Oh, such powerful teacher language. Her word choice reinforces learning and fosters caring for others – words I want to remember.
Notice how she helps students have vulnerable conversations:
To introduce students to explore bias, Sara asks her students to draw a picture of a teacher, scientist, doctor, athlete, and pilot. As students share their drawings she fosters conversations about biases.
“Finding one of our own biases can make us uncomfortable. If you did find a bias just now, know that you’re not alone. We all have biases. The important is to be honest with ourselves and work through them, not to pretend we don’t have them” (51).
Sara’s words help students deal with uncomfortable feelings and self-doubt by honoring these difficult moments. Her words validate students’ feelings without judging them or making them feel judged. She helps students construct their knowledge and this opens up opportunities for self-reflection and change.
Notice how she teaches students to think about the perspectives of others:
Sara teaches students how to view interactions and issues through multiple lenses. When teaching students about “intent versus impact” the class examines the Cleveland Indians logo. They begin by simply recording what they see. Through their observations, Sara pushes the students to think about how messages are received by different people. We love the way she creates opportunities for students to discover and deepen their understandings.

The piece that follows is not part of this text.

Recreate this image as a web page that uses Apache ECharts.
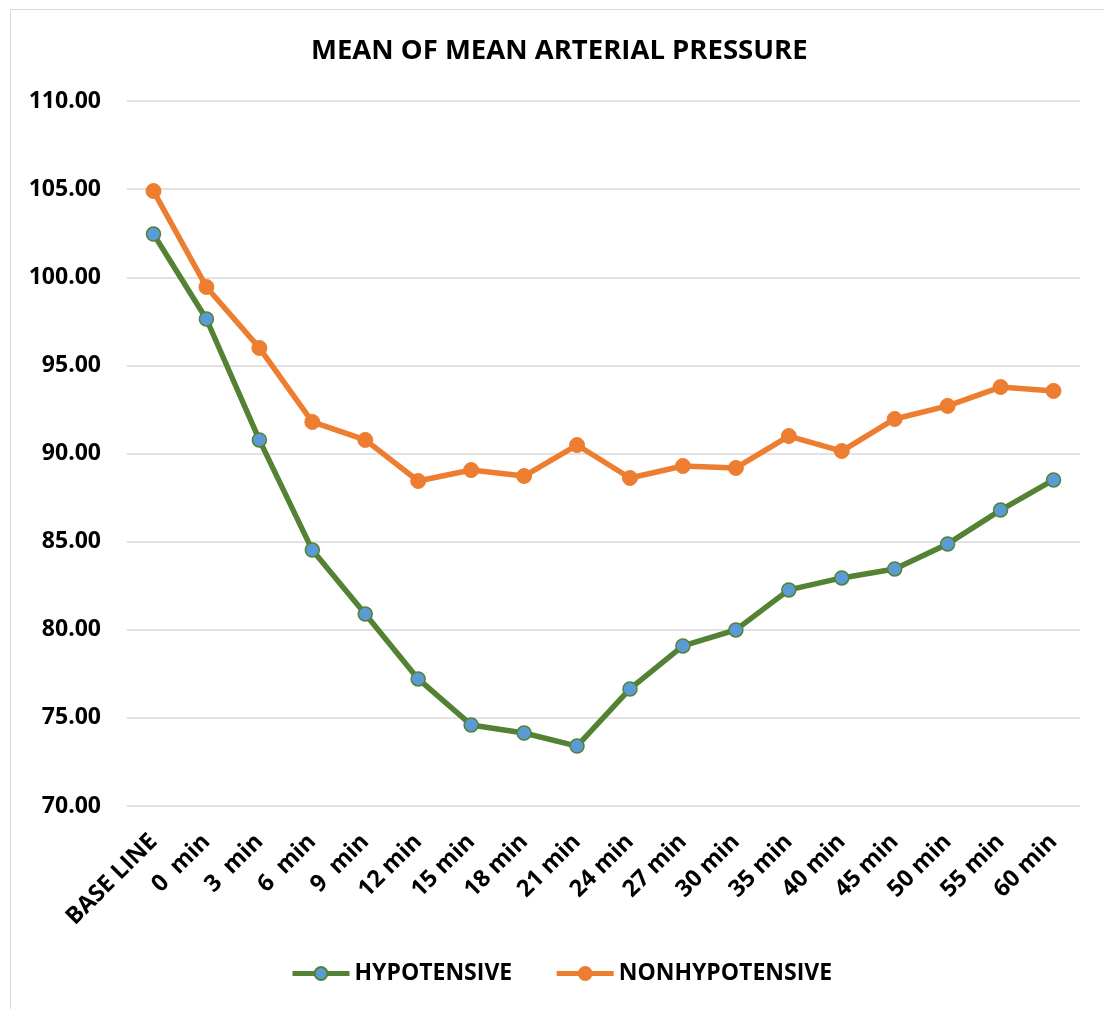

“There is the intention of your message you are sending. And then there is the impact it has on some else or a community of people – how they receive a message. Now we’re going to take a look at the impact, or effect, that the Cleveland Indians mascot had on other people” (119).
I hope that Sara’s words will be there for me when I can’t find my own. Then, in time, I hope her words will guide me to find my own – the me who is more comfortable exploring sensitive topics with others. Whether I am in the classroom, the grocery store, my neighborhood, or at the soup kitchen, I am going to be much more cognizant of how I am listening and eliciting stories from others. My goal is to do a lot less avoiding of difficult topics and to do more leaning in and learning. I expect my copy of her beautiful book to be filled with tea stains and my notes as I read this book again and again.
Don’t miss this one. It will feed your mind, nurture your heart, and transform your teaching.
And don’t miss Sara’s podcast on Heinemann’s website. She reads a story about her father that will make you smile while breaking your heart. Thank you, Sara. Your stories from the classroom and your stories about your father touched my heart.
Now it is time to announce the winner of last week’s giveaway — Jana Eschner is the winner! Thanks to Kevin Barry for donating a signed copy of his book. Congratulations!!